↓↓↓
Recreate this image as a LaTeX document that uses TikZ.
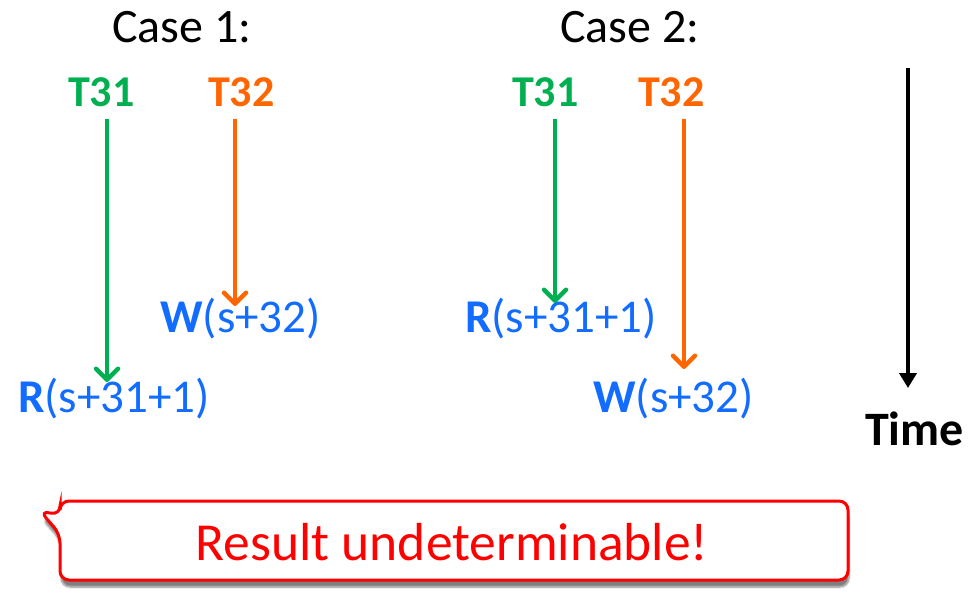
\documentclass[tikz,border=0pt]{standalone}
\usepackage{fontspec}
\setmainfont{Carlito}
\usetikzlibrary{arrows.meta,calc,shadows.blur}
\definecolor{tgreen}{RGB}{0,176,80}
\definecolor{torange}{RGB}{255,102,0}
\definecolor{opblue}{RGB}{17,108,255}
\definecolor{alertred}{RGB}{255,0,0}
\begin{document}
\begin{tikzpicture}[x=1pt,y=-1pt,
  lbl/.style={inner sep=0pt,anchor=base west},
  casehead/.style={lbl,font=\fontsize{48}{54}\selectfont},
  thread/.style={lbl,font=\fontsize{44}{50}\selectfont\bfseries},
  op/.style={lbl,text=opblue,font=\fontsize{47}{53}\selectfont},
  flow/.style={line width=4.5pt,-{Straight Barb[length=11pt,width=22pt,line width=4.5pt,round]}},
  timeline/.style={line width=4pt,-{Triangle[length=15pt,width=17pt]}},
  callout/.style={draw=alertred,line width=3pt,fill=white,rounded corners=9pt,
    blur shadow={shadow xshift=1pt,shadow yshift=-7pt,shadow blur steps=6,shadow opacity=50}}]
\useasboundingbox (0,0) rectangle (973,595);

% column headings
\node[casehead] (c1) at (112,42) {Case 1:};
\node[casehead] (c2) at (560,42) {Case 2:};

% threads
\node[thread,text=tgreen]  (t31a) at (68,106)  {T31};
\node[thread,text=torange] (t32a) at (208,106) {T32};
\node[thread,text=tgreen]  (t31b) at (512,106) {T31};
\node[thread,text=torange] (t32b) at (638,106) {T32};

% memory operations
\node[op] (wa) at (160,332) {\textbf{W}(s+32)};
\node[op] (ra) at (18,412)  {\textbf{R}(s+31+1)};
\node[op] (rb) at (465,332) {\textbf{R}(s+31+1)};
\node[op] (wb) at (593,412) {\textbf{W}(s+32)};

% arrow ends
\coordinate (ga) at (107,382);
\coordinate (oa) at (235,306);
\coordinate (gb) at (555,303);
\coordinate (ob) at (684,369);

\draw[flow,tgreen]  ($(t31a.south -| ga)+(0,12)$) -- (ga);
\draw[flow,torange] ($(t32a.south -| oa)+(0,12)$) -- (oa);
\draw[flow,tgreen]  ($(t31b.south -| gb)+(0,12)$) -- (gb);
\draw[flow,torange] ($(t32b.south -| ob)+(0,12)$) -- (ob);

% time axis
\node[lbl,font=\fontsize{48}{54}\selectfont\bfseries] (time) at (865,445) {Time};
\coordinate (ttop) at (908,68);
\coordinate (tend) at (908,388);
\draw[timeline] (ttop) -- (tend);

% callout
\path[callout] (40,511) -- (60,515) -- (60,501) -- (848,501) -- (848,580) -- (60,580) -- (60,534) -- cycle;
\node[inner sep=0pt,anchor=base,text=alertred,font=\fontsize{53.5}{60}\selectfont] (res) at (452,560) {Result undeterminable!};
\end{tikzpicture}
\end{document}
↑↑↑
Return only the lines from the start of the data through the line that contains "(t32b) at (638,106)", please, copying them exactly and omitting all pictures.

Recreate this image as a LaTeX document that uses TikZ.
\documentclass[tikz,border=0pt]{standalone}
\usepackage{fontspec}
\setmainfont{Carlito}
\usetikzlibrary{arrows.meta,calc,shadows.blur}
\definecolor{tgreen}{RGB}{0,176,80}
\definecolor{torange}{RGB}{255,102,0}
\definecolor{opblue}{RGB}{17,108,255}
\definecolor{alertred}{RGB}{255,0,0}
\begin{document}
\begin{tikzpicture}[x=1pt,y=-1pt,
  lbl/.style={inner sep=0pt,anchor=base west},
  casehead/.style={lbl,font=\fontsize{48}{54}\selectfont},
  thread/.style={lbl,font=\fontsize{44}{50}\selectfont\bfseries},
  op/.style={lbl,text=opblue,font=\fontsize{47}{53}\selectfont},
  flow/.style={line width=4.5pt,-{Straight Barb[length=11pt,width=22pt,line width=4.5pt,round]}},
  timeline/.style={line width=4pt,-{Triangle[length=15pt,width=17pt]}},
  callout/.style={draw=alertred,line width=3pt,fill=white,rounded corners=9pt,
    blur shadow={shadow xshift=1pt,shadow yshift=-7pt,shadow blur steps=6,shadow opacity=50}}]
\useasboundingbox (0,0) rectangle (973,595);

% column headings
\node[casehead] (c1) at (112,42) {Case 1:};
\node[casehead] (c2) at (560,42) {Case 2:};

% threads
\node[thread,text=tgreen]  (t31a) at (68,106)  {T31};
\node[thread,text=torange] (t32a) at (208,106) {T32};
\node[thread,text=tgreen]  (t31b) at (512,106) {T31};
\node[thread,text=torange] (t32b) at (638,106) {T32};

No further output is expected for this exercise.